### DESCRIPTION OF THE TASK
Word for word, set down the records and skip each picture.

— Begin GIVEN DATA —

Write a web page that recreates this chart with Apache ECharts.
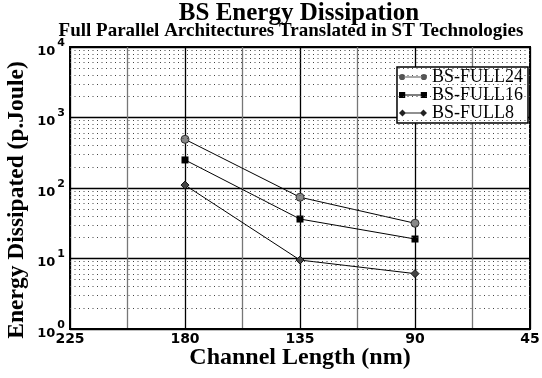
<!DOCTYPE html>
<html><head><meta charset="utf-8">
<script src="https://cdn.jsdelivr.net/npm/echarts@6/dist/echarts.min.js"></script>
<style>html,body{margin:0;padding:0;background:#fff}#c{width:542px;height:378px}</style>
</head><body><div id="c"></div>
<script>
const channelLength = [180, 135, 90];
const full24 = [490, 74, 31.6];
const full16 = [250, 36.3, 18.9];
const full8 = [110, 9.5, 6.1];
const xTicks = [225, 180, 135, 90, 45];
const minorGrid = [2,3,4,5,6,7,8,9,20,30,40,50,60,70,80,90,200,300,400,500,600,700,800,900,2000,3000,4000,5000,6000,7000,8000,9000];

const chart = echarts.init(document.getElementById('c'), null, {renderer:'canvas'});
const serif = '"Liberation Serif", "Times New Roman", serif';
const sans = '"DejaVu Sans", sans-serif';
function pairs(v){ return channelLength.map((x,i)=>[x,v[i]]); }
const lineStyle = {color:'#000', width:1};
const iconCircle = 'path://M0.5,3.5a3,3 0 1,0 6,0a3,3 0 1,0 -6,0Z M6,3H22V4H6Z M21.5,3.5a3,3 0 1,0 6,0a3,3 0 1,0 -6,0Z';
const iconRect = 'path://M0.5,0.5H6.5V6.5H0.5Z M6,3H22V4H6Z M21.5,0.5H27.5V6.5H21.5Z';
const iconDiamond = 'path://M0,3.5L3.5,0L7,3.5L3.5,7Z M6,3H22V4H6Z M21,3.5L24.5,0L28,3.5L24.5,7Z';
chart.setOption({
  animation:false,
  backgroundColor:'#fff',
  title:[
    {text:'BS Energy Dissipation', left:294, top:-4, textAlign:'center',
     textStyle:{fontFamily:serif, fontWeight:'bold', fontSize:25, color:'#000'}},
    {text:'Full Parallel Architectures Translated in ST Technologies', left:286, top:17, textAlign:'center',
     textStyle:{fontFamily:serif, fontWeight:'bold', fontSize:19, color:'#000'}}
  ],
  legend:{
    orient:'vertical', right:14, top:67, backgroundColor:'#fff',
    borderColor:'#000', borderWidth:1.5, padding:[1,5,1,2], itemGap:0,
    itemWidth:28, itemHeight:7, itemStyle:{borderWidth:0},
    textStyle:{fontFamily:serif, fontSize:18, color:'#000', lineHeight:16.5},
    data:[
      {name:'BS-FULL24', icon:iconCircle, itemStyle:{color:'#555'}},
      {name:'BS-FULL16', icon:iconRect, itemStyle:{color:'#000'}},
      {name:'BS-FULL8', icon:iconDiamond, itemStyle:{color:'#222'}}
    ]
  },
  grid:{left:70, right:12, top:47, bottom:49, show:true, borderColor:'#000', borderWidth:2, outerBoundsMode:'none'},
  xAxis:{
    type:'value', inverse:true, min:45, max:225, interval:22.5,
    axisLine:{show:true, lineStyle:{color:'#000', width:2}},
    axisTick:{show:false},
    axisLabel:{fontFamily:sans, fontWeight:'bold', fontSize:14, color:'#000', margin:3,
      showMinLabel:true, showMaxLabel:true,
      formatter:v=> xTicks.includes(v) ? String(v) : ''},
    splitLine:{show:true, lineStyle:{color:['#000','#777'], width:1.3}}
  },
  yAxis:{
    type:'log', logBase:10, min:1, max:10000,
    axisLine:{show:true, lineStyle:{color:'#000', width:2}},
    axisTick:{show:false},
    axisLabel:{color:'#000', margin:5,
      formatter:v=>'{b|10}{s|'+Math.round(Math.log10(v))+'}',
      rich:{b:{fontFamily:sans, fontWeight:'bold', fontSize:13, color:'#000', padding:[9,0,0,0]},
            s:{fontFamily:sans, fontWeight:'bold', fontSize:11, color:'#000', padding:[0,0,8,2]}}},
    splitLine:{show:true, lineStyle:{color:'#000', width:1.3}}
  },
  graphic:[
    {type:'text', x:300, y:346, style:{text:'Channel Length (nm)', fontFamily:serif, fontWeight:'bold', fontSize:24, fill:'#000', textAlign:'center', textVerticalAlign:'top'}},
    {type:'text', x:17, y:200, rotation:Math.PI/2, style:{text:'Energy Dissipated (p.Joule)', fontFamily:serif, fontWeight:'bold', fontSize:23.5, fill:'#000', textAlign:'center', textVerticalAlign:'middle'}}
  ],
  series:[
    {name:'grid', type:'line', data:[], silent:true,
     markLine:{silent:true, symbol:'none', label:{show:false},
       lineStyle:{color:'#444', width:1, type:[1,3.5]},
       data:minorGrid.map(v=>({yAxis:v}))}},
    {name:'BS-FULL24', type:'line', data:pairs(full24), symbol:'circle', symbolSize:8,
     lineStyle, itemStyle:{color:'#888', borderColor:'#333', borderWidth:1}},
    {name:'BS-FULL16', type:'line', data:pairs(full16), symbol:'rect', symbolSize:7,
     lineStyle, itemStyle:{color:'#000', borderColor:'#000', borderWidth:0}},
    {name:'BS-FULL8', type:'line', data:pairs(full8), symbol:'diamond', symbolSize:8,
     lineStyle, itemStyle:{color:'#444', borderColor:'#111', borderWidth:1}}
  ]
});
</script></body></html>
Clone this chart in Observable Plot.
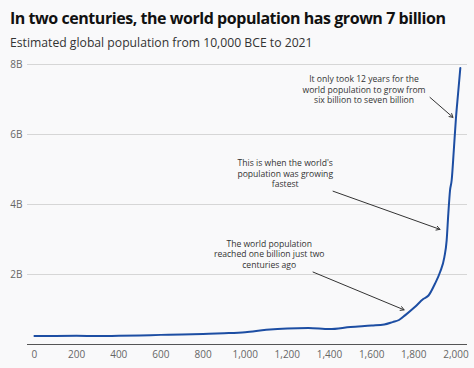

— End GIVEN DATA —

### TASK ANSWER
Write a web page that recreates this chart with Apache ECharts.
<!DOCTYPE html>
<html><head><meta charset="utf-8">
<script src="https://cdn.jsdelivr.net/npm/echarts@6/dist/echarts.min.js"></script>
<style>html,body{margin:0;padding:0;background:#fff}#c{width:542px;height:378px}</style>
</head><body><div id="c"></div>
<script>
const channelLength = [180, 135, 90];
const full24 = [490, 74, 31.6];
const full16 = [250, 36.3, 18.9];
const full8 = [110, 9.5, 6.1];
const xTicks = [225, 180, 135, 90, 45];
const minorGrid = [2,3,4,5,6,7,8,9,20,30,40,50,60,70,80,90,200,300,400,500,600,700,800,900,2000,3000,4000,5000,6000,7000,8000,9000];

const chart = echarts.init(document.getElementById('c'), null, {renderer:'canvas'});
const serif = '"Liberation Serif", "Times New Roman", serif';
const sans = '"DejaVu Sans", sans-serif';
function pairs(v){ return channelLength.map((x,i)=>[x,v[i]]); }
const lineStyle = {color:'#000', width:1};
const iconCircle = 'path://M0.5,3.5a3,3 0 1,0 6,0a3,3 0 1,0 -6,0Z M6,3H22V4H6Z M21.5,3.5a3,3 0 1,0 6,0a3,3 0 1,0 -6,0Z';
const iconRect = 'path://M0.5,0.5H6.5V6.5H0.5Z M6,3H22V4H6Z M21.5,0.5H27.5V6.5H21.5Z';
const iconDiamond = 'path://M0,3.5L3.5,0L7,3.5L3.5,7Z M6,3H22V4H6Z M21,3.5L24.5,0L28,3.5L24.5,7Z';
chart.setOption({
  animation:false,
  backgroundColor:'#fff',
  title:[
    {text:'BS Energy Dissipation', left:294, top:-4, textAlign:'center',
     textStyle:{fontFamily:serif, fontWeight:'bold', fontSize:25, color:'#000'}},
    {text:'Full Parallel Architectures Translated in ST Technologies', left:286, top:17, textAlign:'center',
     textStyle:{fontFamily:serif, fontWeight:'bold', fontSize:19, color:'#000'}}
  ],
  legend:{
    orient:'vertical', right:14, top:67, backgroundColor:'#fff',
    borderColor:'#000', borderWidth:1.5, padding:[1,5,1,2], itemGap:0,
    itemWidth:28, itemHeight:7, itemStyle:{borderWidth:0},
    textStyle:{fontFamily:serif, fontSize:18, color:'#000', lineHeight:16.5},
    data:[
      {name:'BS-FULL24', icon:iconCircle, itemStyle:{color:'#555'}},
      {name:'BS-FULL16', icon:iconRect, itemStyle:{color:'#000'}},
      {name:'BS-FULL8', icon:iconDiamond, itemStyle:{color:'#222'}}
    ]
  },
  grid:{left:70, right:12, top:47, bottom:49, show:true, borderColor:'#000', borderWidth:2, outerBoundsMode:'none'},
  xAxis:{
    type:'value', inverse:true, min:45, max:225, interval:22.5,
    axisLine:{show:true, lineStyle:{color:'#000', width:2}},
    axisTick:{show:false},
    axisLabel:{fontFamily:sans, fontWeight:'bold', fontSize:14, color:'#000', margin:3,
      showMinLabel:true, showMaxLabel:true,
      formatter:v=> xTicks.includes(v) ? String(v) : ''},
    splitLine:{show:true, lineStyle:{color:['#000','#777'], width:1.3}}
  },
  yAxis:{
    type:'log', logBase:10, min:1, max:10000,
    axisLine:{show:true, lineStyle:{color:'#000', width:2}},
    axisTick:{show:false},
    axisLabel:{color:'#000', margin:5,
      formatter:v=>'{b|10}{s|'+Math.round(Math.log10(v))+'}',
      rich:{b:{fontFamily:sans, fontWeight:'bold', fontSize:13, color:'#000', padding:[9,0,0,0]},
            s:{fontFamily:sans, fontWeight:'bold', fontSize:11, color:'#000', padding:[0,0,8,2]}}},
    splitLine:{show:true, lineStyle:{color:'#000', width:1.3}}
  },
  graphic:[
    {type:'text', x:300, y:346, style:{text:'Channel Length (nm)', fontFamily:serif, fontWeight:'bold', fontSize:24, fill:'#000', textAlign:'center', textVerticalAlign:'top'}},
    {type:'text', x:17, y:200, rotation:Math.PI/2, style:{text:'Energy Dissipated (p.Joule)', fontFamily:serif, fontWeight:'bold', fontSize:23.5, fill:'#000', textAlign:'center', textVerticalAlign:'middle'}}
  ],
  series:[
    {name:'grid', type:'line', data:[], silent:true,
     markLine:{silent:true, symbol:'none', label:{show:false},
       lineStyle:{color:'#444', width:1, type:[1,3.5]},
       data:minorGrid.map(v=>({yAxis:v}))}},
    {name:'BS-FULL24', type:'line', data:pairs(full24), symbol:'circle', symbolSize:8,
     lineStyle, itemStyle:{color:'#888', borderColor:'#333', borderWidth:1}},
    {name:'BS-FULL16', type:'line', data:pairs(full16), symbol:'rect', symbolSize:7,
     lineStyle, itemStyle:{color:'#000', borderColor:'#000', borderWidth:0}},
    {name:'BS-FULL8', type:'line', data:pairs(full8), symbol:'diamond', symbolSize:8,
     lineStyle, itemStyle:{color:'#444', borderColor:'#111', borderWidth:1}}
  ]
});
</script></body></html>
Clone this chart in Observable Plot.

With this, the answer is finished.